И я сказала дочке: «Все, спокойно, мы собираем папе сумки и отпускаем его». Мы с ней приняли это решение, сразу собрали все его вещи, заказали машину. С мужем это решение я даже не обсуждала. Он пришел, без эмоций вынес вещи и уехал.
Это было болезненное решение. Не скажу, что у меня была настоящая депрессия, но было очень плохо примерно года полтора. Возвращаться вечером после работы — я работаю в школе, веду изостудию — в пустую квартиру мне не очень хотелось. Было немножко страшно от одиночества. Прихожу в магазин — начинаю на автомате набирать продукты, которые любит муж: батон, колбасу, бекончик, батончики соевые. А потом понимаю: ой, мне это не надо покупать. И от этого еще тяжелее. Долго я не могла готовить. У меня всю жизнь были рассольнички, щи, куриные бульончики. А после расставания я думала: мне это не нужно, могу просто перекусить.

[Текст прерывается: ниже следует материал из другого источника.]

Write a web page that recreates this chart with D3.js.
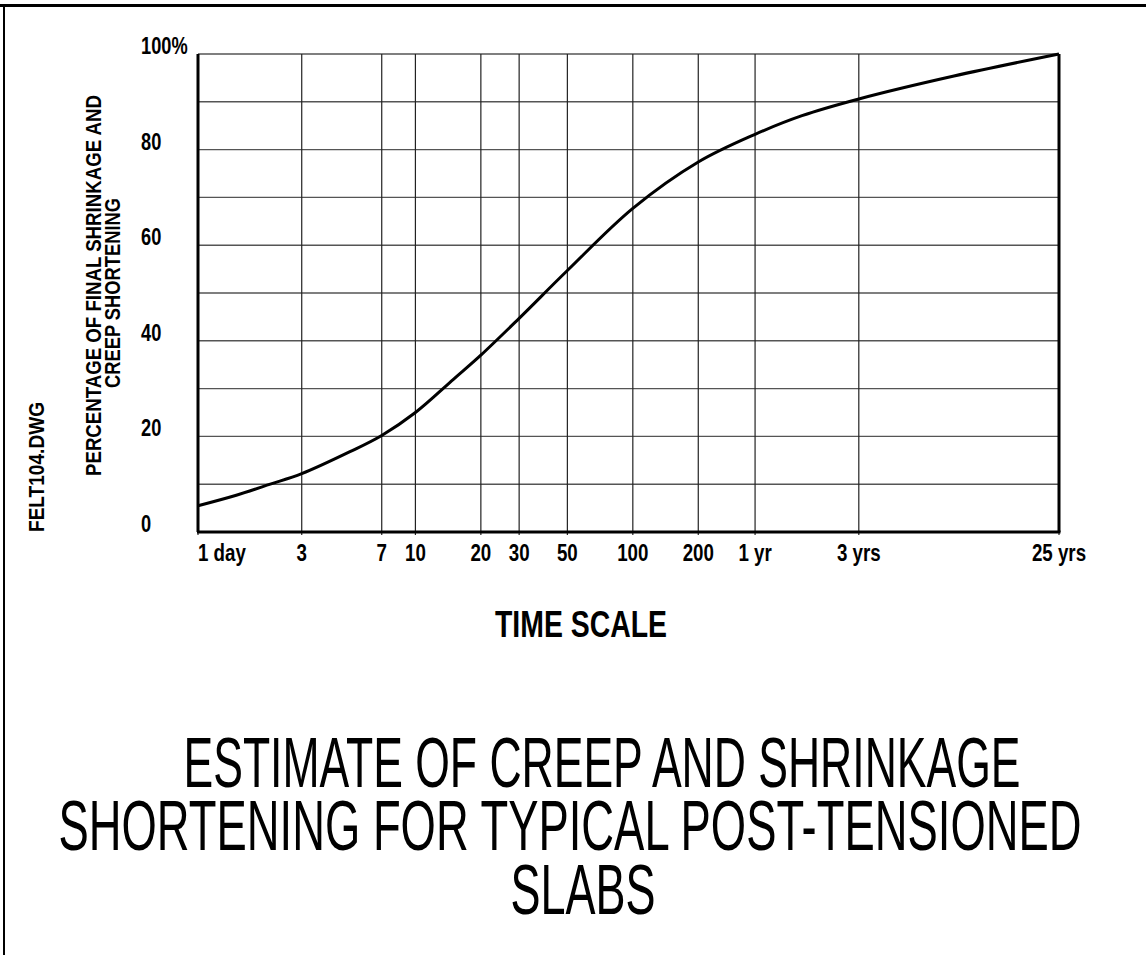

Было тяжело, потому что когда столько лет вместе — привыкаешь. Тяжело было подумать, что не съездим куда-то отдыхать вместе. Физически тоже было тяжело: муж и по дому помогал, и вместе со мной на машине ездил за продуктами, а после расставания машина досталась ему. Но через какое-то время выяснилось, что для бытовых вещей и не нужен муж. Чтобы съездить в магазин, мы с дочкой теперь вызываем такси. До расставания мы долго не могли сделать ремонт в одной из комнат: муж находил тысячу причин, почему этого делать не надо. А как только он уехал, мы с дочерью перевернули все с ног на голову, сделали шикарный ремонт, сами собрали мебель. Все вещи, которые напоминали мне о муже, дочка увезла.

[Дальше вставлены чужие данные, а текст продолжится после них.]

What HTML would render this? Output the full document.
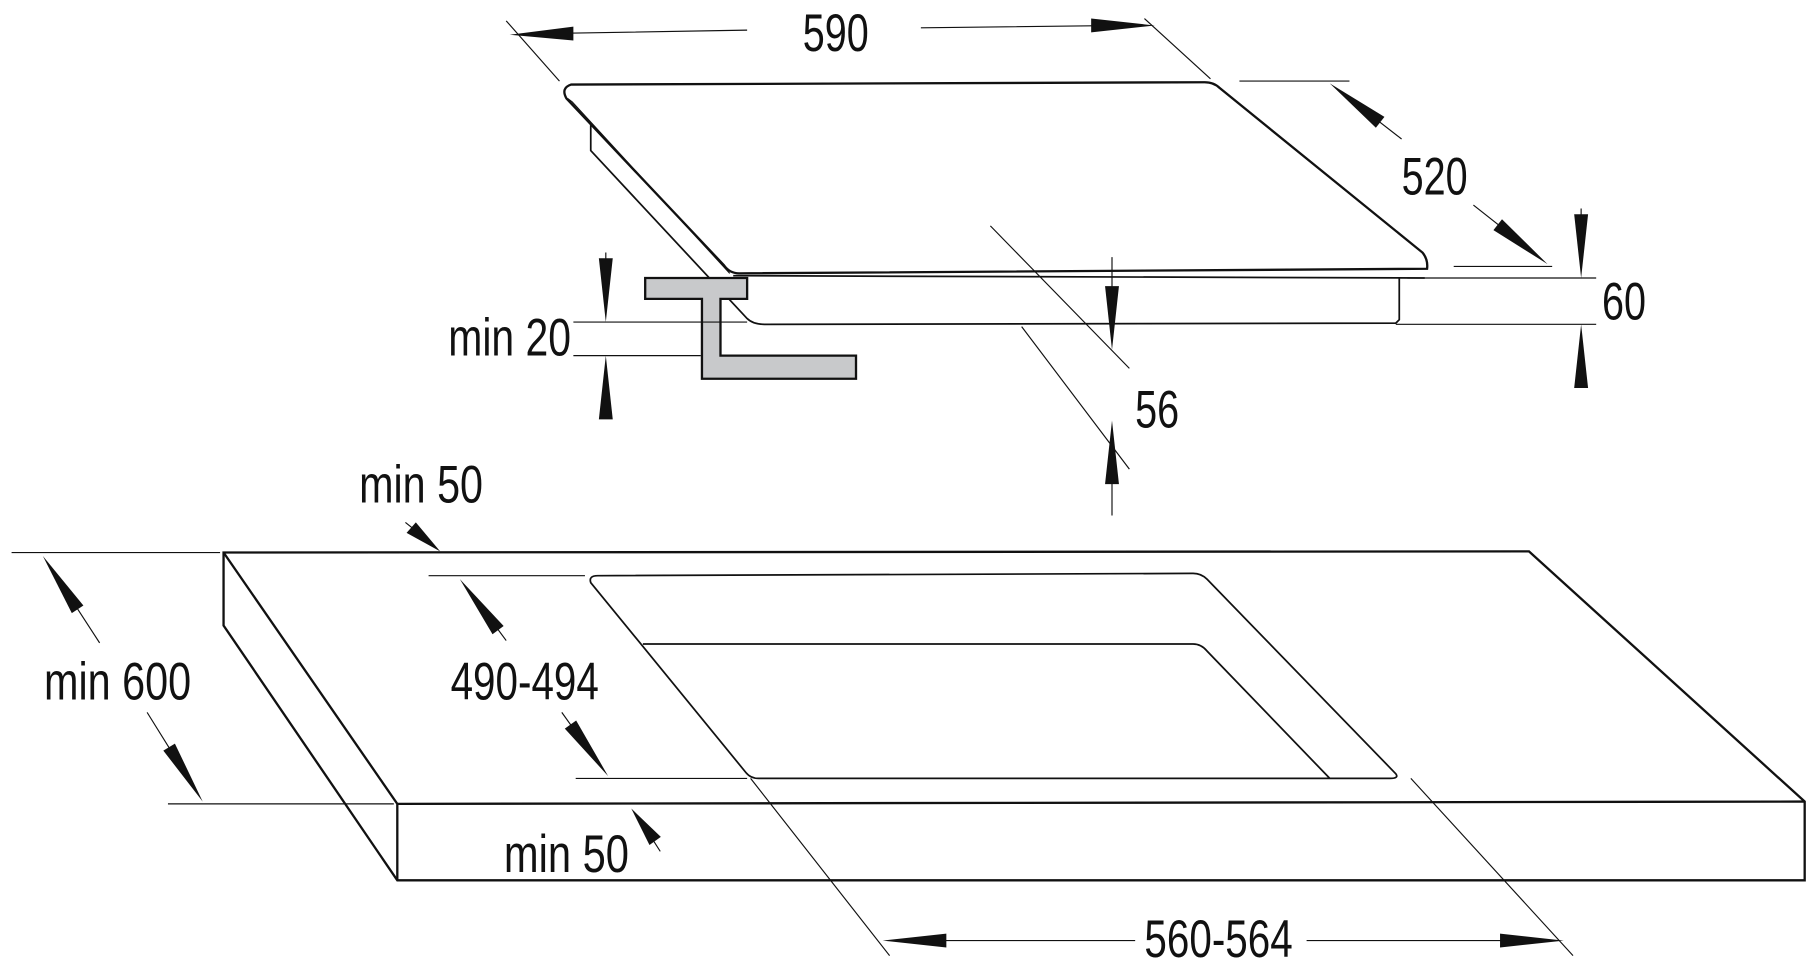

Раньше первым, что я видела, когда заходила в квартиру, был компьютерный стол, за которым муж все время сидел. Этот стол мы убрали, а вместо него поставили полку с рисунками моих воспитанников и учебными пособиями. Когда началась пандемия, дочь предложила мне заниматься дома растяжкой и йогой. Она написала план тренировок, мы купили гантели, спортивный костюмчик. Раньше у меня на то, чтобы заниматься спортом, не хватило бы ни времени, ни места: из-за стола мужа в комнате было не развернуться. Первое время, конечно, было очень тяжело приходить домой и не видеть из коридора через открытую дверь комнаты его компьютерного стола. Но теперь меня это не трогает.
Дочка говорит: «Папа сделал выбор, а тебе надо жить ради себя и ради меня». Но я все равно изредка переключаюсь на мысли о том, как он там: накормлен ли, тепло ли ему, не обидели ли его… Если бы он ушел к достойной женщине, хорошей хозяйке, с которой ему будет комфортно, тепло и уютно, то я бы, наверное, легче отпустила и смирилась. А поскольку я знаю, что его новая женщина — разбитная тетка, то переживаю за него.
О том, чтобы найти нового партнера, я, пожалуй, не думаю. Может быть, только для общения и совместных поездок — но не для секса. Рассуждаю я так не из-за возраста — а потому что считаю, что настолько любила мужа, что мне будет трудно так же сильно полюбить другого мужчину.
Хотя я не зарекаюсь. Недавно я снималась в качестве модели на свадебной фотосессии вместе с коллегой — мужчиной по имени Ростислав. Нам нужно было сыграть перед фотографом любовь: приближаться друг к другу нос к носу, как будто в поцелуе, трогать друг друга за волосы… И я настолько вжилась в эту роль, что почувствовала: сейчас, в этот конкретный момент, в рамках этой игры я этого человека люблю. Хотя Ростислав мне совершенно чужой, у нас ничего общего — и тем не менее я осознала, что если бы мне встретился душевный и родной мужчина, то я бы смогла испытать трепет, смогла бы отдать ему теплоту, смогла бы полюбить.
Новую жизнь помогла мне создать дочка Вера — если бы не она, я не знаю, что бы со мной было.
Через месяц после расставания мы с дочерью отмечали в ресторане 8 марта. И она говорит мне: «Мамочка, нет смысла больше носить обручальное кольцо. Вот тебе другое». И дарит мне колечко, на котором гравировка: «Вера в истину, вера в себя». Это было невероятно трогательно.